> [THE PROBLEM]: Leaving out the pictures, retype the lines from the beginning of the listing through the line containing "const lightOn = 60;".

> [DATA PROVIDED]:
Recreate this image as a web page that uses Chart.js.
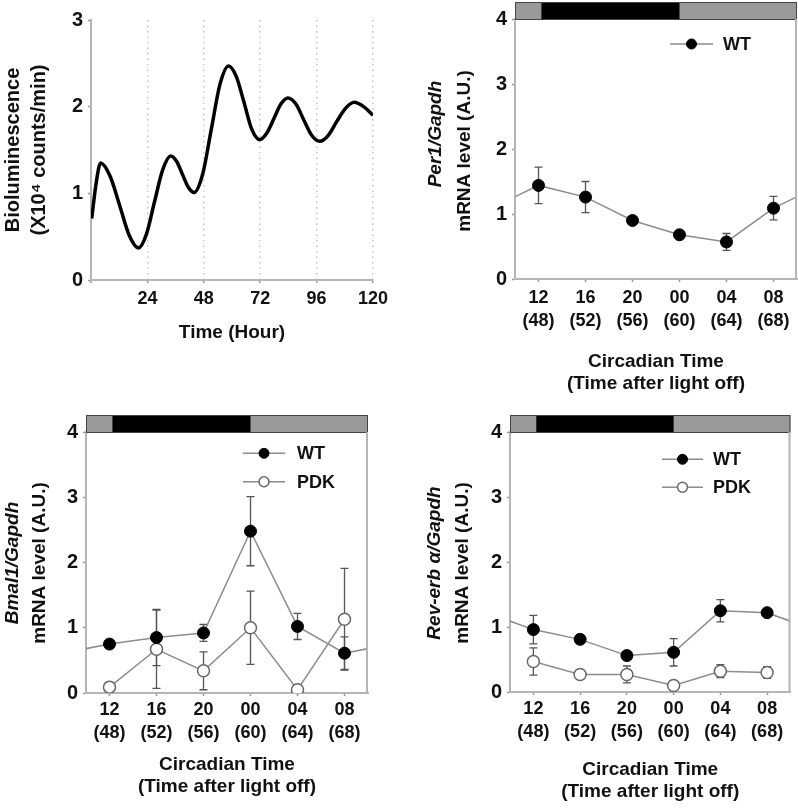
<!DOCTYPE html>
<html>
<head>
<meta charset="utf-8">
<script src="https://cdn.jsdelivr.net/npm/chart.js@4.4.0/dist/chart.umd.min.js"></script>
<style>
	body { margin: 0; background: #fff; }
	.wrap { position: relative; width: 798px; height: 808px; }
	canvas { position: absolute; }
</style>
</head>
<body>
<div class="wrap">
	<canvas id="bio" width="399" height="404" style="left:0;top:0"></canvas>
	<canvas id="per1" width="399" height="404" style="left:399px;top:0"></canvas>
	<canvas id="bmal1" width="399" height="404" style="left:0;top:404px"></canvas>
	<canvas id="reverb" width="399" height="404" style="left:399px;top:404px"></canvas>
</div>
<script>
const FONT = '"Liberation Sans", Arial, sans-serif';

// bioluminiscencia (horas / valores)
const bioHours = [
	0.3, 2.2, 4.1, 8.1, 12.2, 16.2, 20.2, 23.6, 27, 30.5, 33.9, 36.4, 38.9, 41.4, 43.9, 47.5, 51.2, 54.9, 58.5, 61.8, 65.1,
	68.4, 71.7, 74.7, 77.8, 80.8, 83.8, 87.2, 90.5, 93.9, 97.3, 101, 104.6, 108.3, 112, 116, 120,
];
const bioValues = [
	0.71, 1.12, 1.35, 1.2, 0.86, 0.52, 0.37, 0.53, 0.9, 1.27, 1.43, 1.37, 1.22, 1.07, 1.01, 1.22, 1.74, 2.26, 2.47, 2.35, 2.05,
	1.74, 1.62, 1.69, 1.86, 2.03, 2.1, 2.03, 1.85, 1.67, 1.6, 1.67, 1.83, 1.98, 2.05, 2.0, 1.9,
];
const bioXTicks = [0, 24, 48, 72, 96, 120];

// tiempos de muestreo
const sampleHours = [48, 52, 56, 60, 64, 68];
const ctLabels = ["12", "16", "20", "00", "04", "08"];
const lightOff = 48.25;
const lightOn = 60;

// Per1
const per1WT = [1.44, 1.26, 0.9, 0.68, 0.57, 1.09];
const per1WTErr = [0.28, 0.24, 0.04, 0.04, 0.13, 0.18];

// Bmal1
const bmal1WT = [0.75, 0.85, 0.92, 2.48, 1.02, 0.61];
const bmal1WTErr = [0.04, 0.43, 0.13, 0.53, 0.2, 0.25];
const bmal1PDK = [0.09, 0.67, 0.34, 1.0, 0.05, 1.13];
const bmal1PDKErr = [0.03, 0.6, 0.29, 0.56, 0.02, 0.78];

// Rev-erb alpha
const revWT = [0.96, 0.81, 0.56, 0.61, 1.25, 1.22];
const revWTErr = [0.22, 0.06, 0.04, 0.21, 0.17, 0.05];
const revPDK = [0.47, 0.27, 0.27, 0.1, 0.32, 0.3];
const revPDKErr = [0.21, 0.05, 0.13, 0.04, 0.1, 0.09];

Chart.defaults.font.family = FONT;
Chart.defaults.color = "#111";

//puntos con barra de error; wrap repite el ciclo fuera del area
const puntos = (vals, errs, wrap) => {
	const pts = vals.map((v, i) => ({ x: sampleHours[i], y: v, err: errs[i] }));
	if (wrap) {
		pts.unshift({ x: sampleHours[0] - 4, y: vals[vals.length - 1], wrap: true });
		pts.push({ x: sampleHours[sampleHours.length - 1] + 4, y: vals[0], wrap: true });
	}
	return pts;
};

const wtStyle = {
	borderColor: "#8c8c8c",
	borderWidth: 1.5,
	pointRadius: (c) => (c.raw && c.raw.wrap ? 0 : 6),
	pointBackgroundColor: "#000",
	pointBorderColor: "#000",
	pointBorderWidth: 1,
	tension: 0,
};
const pdkStyle = {
	borderColor: "#8c8c8c",
	borderWidth: 1.5,
	pointRadius: 6,
	pointBackgroundColor: "#fff",
	pointBorderColor: "#666",
	pointBorderWidth: 1.5,
	tension: 0,
};

//plugin: barras de error, barra luz/oscuridad, titulo eje y, leyenda
const makeDecor = (cfg) => ({
	id: "decor",
	beforeDatasetsDraw(chart) {
		const { ctx, scales: { y } } = chart;
		ctx.save();
		ctx.strokeStyle = "#555";
		ctx.lineWidth = 1.3;
		chart.data.datasets.forEach((ds, di) => {
			const meta = chart.getDatasetMeta(di);
			ds.data.forEach((p, i) => {
				if (p.err === undefined) return;
				const px = meta.data[i].x;
				const top = y.getPixelForValue(p.y + p.err);
				const bot = y.getPixelForValue(p.y - p.err);
				ctx.beginPath();
				ctx.moveTo(px, top);
				ctx.lineTo(px, bot);
				ctx.moveTo(px - 4, top);
				ctx.lineTo(px + 4, top);
				ctx.moveTo(px - 4, bot);
				ctx.lineTo(px + 4, bot);
				ctx.stroke();
			});
		});
		ctx.restore();
	},
	afterDraw(chart) {
		const { ctx, chartArea: a, scales: { x } } = chart;
		ctx.save();
		if (cfg.bar) {
			const bt = a.top - 17;
			const x0 = x.getPixelForValue(lightOff);
			const x1 = x.getPixelForValue(lightOn);
			ctx.fillStyle = "#9a9a9a";
			ctx.fillRect(a.left, bt, a.right - a.left, 17);
			ctx.fillStyle = "#000";
			ctx.fillRect(x0, bt, x1 - x0, 17);
			ctx.strokeStyle = "#444";
			ctx.lineWidth = 1;
			ctx.strokeRect(a.left + 0.5, bt + 0.5, a.right - a.left - 1, 17);
			ctx.strokeStyle = "#b5b5b5";
			ctx.lineWidth = 2;
			ctx.beginPath();
			ctx.moveTo(a.right - 1, a.top);
			ctx.lineTo(a.right - 1, a.bottom);
			ctx.stroke();
		}
		cfg.yTitle.forEach((t) => {
			ctx.save();
			ctx.translate(t.x, t.y);
			ctx.rotate(-Math.PI / 2);
			ctx.font = (t.italic ? "italic " : "") + "bold " + (t.size || 19) + "px " + FONT;
			ctx.fillStyle = "#111";
			ctx.textAlign = "center";
			ctx.textBaseline = "middle";
			ctx.fillText(t.text, 0, 0);
			ctx.restore();
		});
		(cfg.legend || []).forEach((l) => {
			const ds = chart.data.datasets[l.ds];
			const lx = cfg.legendX;
			ctx.strokeStyle = ds.borderColor;
			ctx.lineWidth = 1.5;
			ctx.beginPath();
			ctx.moveTo(lx.x1, l.y);
			ctx.lineTo(lx.x2, l.y);
			ctx.stroke();
			ctx.beginPath();
			ctx.arc((lx.x1 + lx.x2) / 2, l.y, 5, 0, Math.PI * 2);
			ctx.fillStyle = ds.pointBackgroundColor;
			ctx.fill();
			ctx.strokeStyle = ds.pointBorderColor;
			ctx.lineWidth = ds.pointBorderWidth;
			ctx.stroke();
			ctx.fillStyle = "#111";
			ctx.font = "bold 18px " + FONT;
			ctx.textAlign = "left";
			ctx.textBaseline = "middle";
			ctx.fillText(ds.label, lx.text, l.y + 1);
		});
		ctx.restore();
	},
});

// panel de bioluminiscencia
new Chart(document.getElementById("bio"), {
	type: "line",
	data: {
		datasets: [
			{
				label: "Bioluminescence",
				data: bioHours.map((h, i) => ({ x: h, y: bioValues[i] })),
				borderColor: "#000",
				borderWidth: 3.5,
				pointRadius: 0,
				cubicInterpolationMode: "monotone",
			},
		],
	},
	options: {
		responsive: false,
		animation: false,
		devicePixelRatio: 1,
		layout: { padding: { left: 0, top: 20, right: 26, bottom: 0 } },
		plugins: { legend: { display: false }, tooltip: { enabled: false } },
		scales: {
			x: {
				type: "linear",
				min: 0,
				max: 120,
				afterBuildTicks: (s) => {
					s.ticks = bioXTicks.map((v) => ({ value: v }));
				},
				afterFit: (s) => {
					s.height = 124;
				},
				ticks: {
					font: { size: 18, weight: "bold" },
					color: "#111",
					padding: 5,
					maxRotation: 0,
					autoSkip: false,
					callback: (v) => (v === 0 ? "" : v),
				},
				grid: {
					color: (c) => (c.tick && c.tick.value === 0 ? "rgba(0,0,0,0)" : "#c4c4c4"),
					lineWidth: 1.5,
					tickLength: 3,
					tickColor: "#999",
					tickWidth: 1.5,
					tickBorderDash: [],
				},
				border: { color: "#b5b5b5", width: 2, dash: [1.5, 4] },
				title: {
					display: true,
					text: "Time (Hour)",
					font: { size: 19, weight: "bold", lineHeight: 1.15 },
					color: "#111",
					padding: { top: 0, bottom: 60 },
				},
			},
			y: {
				min: 0,
				max: 3,
				afterFit: (s) => {
					s.width = 91;
				},
				ticks: { stepSize: 1, font: { size: 20, weight: "bold" }, color: "#111", padding: 5 },
				grid: { drawOnChartArea: false, tickLength: 3, tickColor: "#999", tickWidth: 1.5 },
				border: { color: "#b5b5b5", width: 2 },
			},
		},
	},
	plugins: [
		makeDecor({
			yTitle: [
				{ text: "Bioluminescence", x: 13.5, y: 150, size: 20 },
				{ text: "(X10\u2074 counts/min)", x: 39, y: 150, size: 20 },
			],
		}),
	],
});

// paneles de expresion genica
const genePanel = (id, datasets, cfg) =>
	new Chart(document.getElementById(id), {
		type: "line",
		data: { datasets },
		options: {
			responsive: false,
			animation: false,
			devicePixelRatio: 1,
			layout: { padding: { left: 0, top: cfg.area.top, right: 399 - cfg.area.right, bottom: 0 } },
			plugins: { legend: { display: false }, tooltip: { enabled: false } },
			scales: {
				x: {
					type: "linear",
					min: 46,
					max: 70,
					afterBuildTicks: (s) => {
						s.ticks = sampleHours.map((v) => ({ value: v }));
					},
					afterFit: (s) => {
						s.height = 404 - cfg.area.bottom;
					},
					ticks: {
						font: { size: 18, weight: "bold", lineHeight: 1.25 },
						color: "#111",
						padding: cfg.tickPad,
						maxRotation: 0,
						autoSkip: false,
						callback: (v) => [ctLabels[sampleHours.indexOf(v)], "(" + v + ")"],
					},
					grid: { drawOnChartArea: false, tickLength: 3, tickColor: "#999", tickWidth: 1.5 },
					border: { color: "#b5b5b5", width: 2 },
					title: {
						display: true,
						text: ["Circadian Time", "(Time after light off)"],
						font: { size: 19, weight: "bold", lineHeight: 1.15 },
						color: "#111",
						padding: { top: 0, bottom: cfg.titlePad },
					},
				},
				y: {
					min: 0,
					max: 4,
					afterFit: (s) => {
						s.width = cfg.area.left;
					},
					ticks: { stepSize: 1, font: { size: 20, weight: "bold" }, color: "#111", padding: 5 },
					grid: { drawOnChartArea: false, tickLength: 3, tickColor: "#999", tickWidth: 1.5 },
					border: { color: "#b5b5b5", width: 2 },
				},
			},
		},
		plugins: [makeDecor(cfg)],
	});

genePanel("per1", [{ label: "WT", data: puntos(per1WT, per1WTErr, true), ...wtStyle }], {
	area: { left: 116, top: 19, right: 398, bottom: 279 },
	tickPad: 5,
	titlePad: 9,
	bar: true,
	yTitle: [
		{ text: "Per1/Gapdh", italic: true, x: 36.5, y: 134 },
		{ text: "mRNA level (A.U.)", x: 66, y: 151 },
	],
	legend: [{ ds: 0, y: 44 }],
	legendX: { x1: 271, x2: 314, text: 324 },
});

genePanel(
	"bmal1",
	[
		{ label: "WT", data: puntos(bmal1WT, bmal1WTErr, true), ...wtStyle },
		{ label: "PDK", data: puntos(bmal1PDK, bmal1PDKErr, false), ...pdkStyle },
	],
	{
		area: { left: 86, top: 28, right: 368, bottom: 289 },
		tickPad: 3,
		titlePad: 10,
		bar: true,
		yTitle: [
			{ text: "Bmal1/Gapdh", italic: true, x: 12.5, y: 159 },
			{ text: "mRNA level (A.U.)", x: 40, y: 159 },
		],
		legend: [
			{ ds: 0, y: 49.3 },
			{ ds: 1, y: 77.7 },
		],
		legendX: { x1: 243, x2: 285, text: 297 },
	}
);

genePanel(
	"reverb",
	[
		{ label: "WT", data: puntos(revWT, revWTErr, true), ...wtStyle },
		{ label: "PDK", data: puntos(revPDK, revPDKErr, false), ...pdkStyle },
	],
	{
		area: { left: 111, top: 28, right: 393, bottom: 288 },
		tickPad: 3,
		titlePad: 5,
		bar: true,
		yTitle: [
			{ text: "Rev-erb \u03b1/Gapdh", italic: true, x: 36, y: 159 },
			{ text: "mRNA level (A.U.)", x: 63.5, y: 159 },
		],
		legend: [
			{ ds: 0, y: 55.3 },
			{ ds: 1, y: 83.3 },
		],
		legendX: { x1: 263, x2: 304, text: 314 },
	}
);
</script>
</body>
</html>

> [WRITTEN RESPONSE]:
Recreate this image as a web page that uses Chart.js.
<!DOCTYPE html>
<html>
<head>
<meta charset="utf-8">
<script src="https://cdn.jsdelivr.net/npm/chart.js@4.4.0/dist/chart.umd.min.js"></script>
<style>
	body { margin: 0; background: #fff; }
	.wrap { position: relative; width: 798px; height: 808px; }
	canvas { position: absolute; }
</style>
</head>
<body>
<div class="wrap">
	<canvas id="bio" width="399" height="404" style="left:0;top:0"></canvas>
	<canvas id="per1" width="399" height="404" style="left:399px;top:0"></canvas>
	<canvas id="bmal1" width="399" height="404" style="left:0;top:404px"></canvas>
	<canvas id="reverb" width="399" height="404" style="left:399px;top:404px"></canvas>
</div>
<script>
const FONT = '"Liberation Sans", Arial, sans-serif';

// bioluminiscencia (horas / valores)
const bioHours = [
	0.3, 2.2, 4.1, 8.1, 12.2, 16.2, 20.2, 23.6, 27, 30.5, 33.9, 36.4, 38.9, 41.4, 43.9, 47.5, 51.2, 54.9, 58.5, 61.8, 65.1,
	68.4, 71.7, 74.7, 77.8, 80.8, 83.8, 87.2, 90.5, 93.9, 97.3, 101, 104.6, 108.3, 112, 116, 120,
];
const bioValues = [
	0.71, 1.12, 1.35, 1.2, 0.86, 0.52, 0.37, 0.53, 0.9, 1.27, 1.43, 1.37, 1.22, 1.07, 1.01, 1.22, 1.74, 2.26, 2.47, 2.35, 2.05,
	1.74, 1.62, 1.69, 1.86, 2.03, 2.1, 2.03, 1.85, 1.67, 1.6, 1.67, 1.83, 1.98, 2.05, 2.0, 1.9,
];
const bioXTicks = [0, 24, 48, 72, 96, 120];

// tiempos de muestreo
const sampleHours = [48, 52, 56, 60, 64, 68];
const ctLabels = ["12", "16", "20", "00", "04", "08"];
const lightOff = 48.25;
const lightOn = 60;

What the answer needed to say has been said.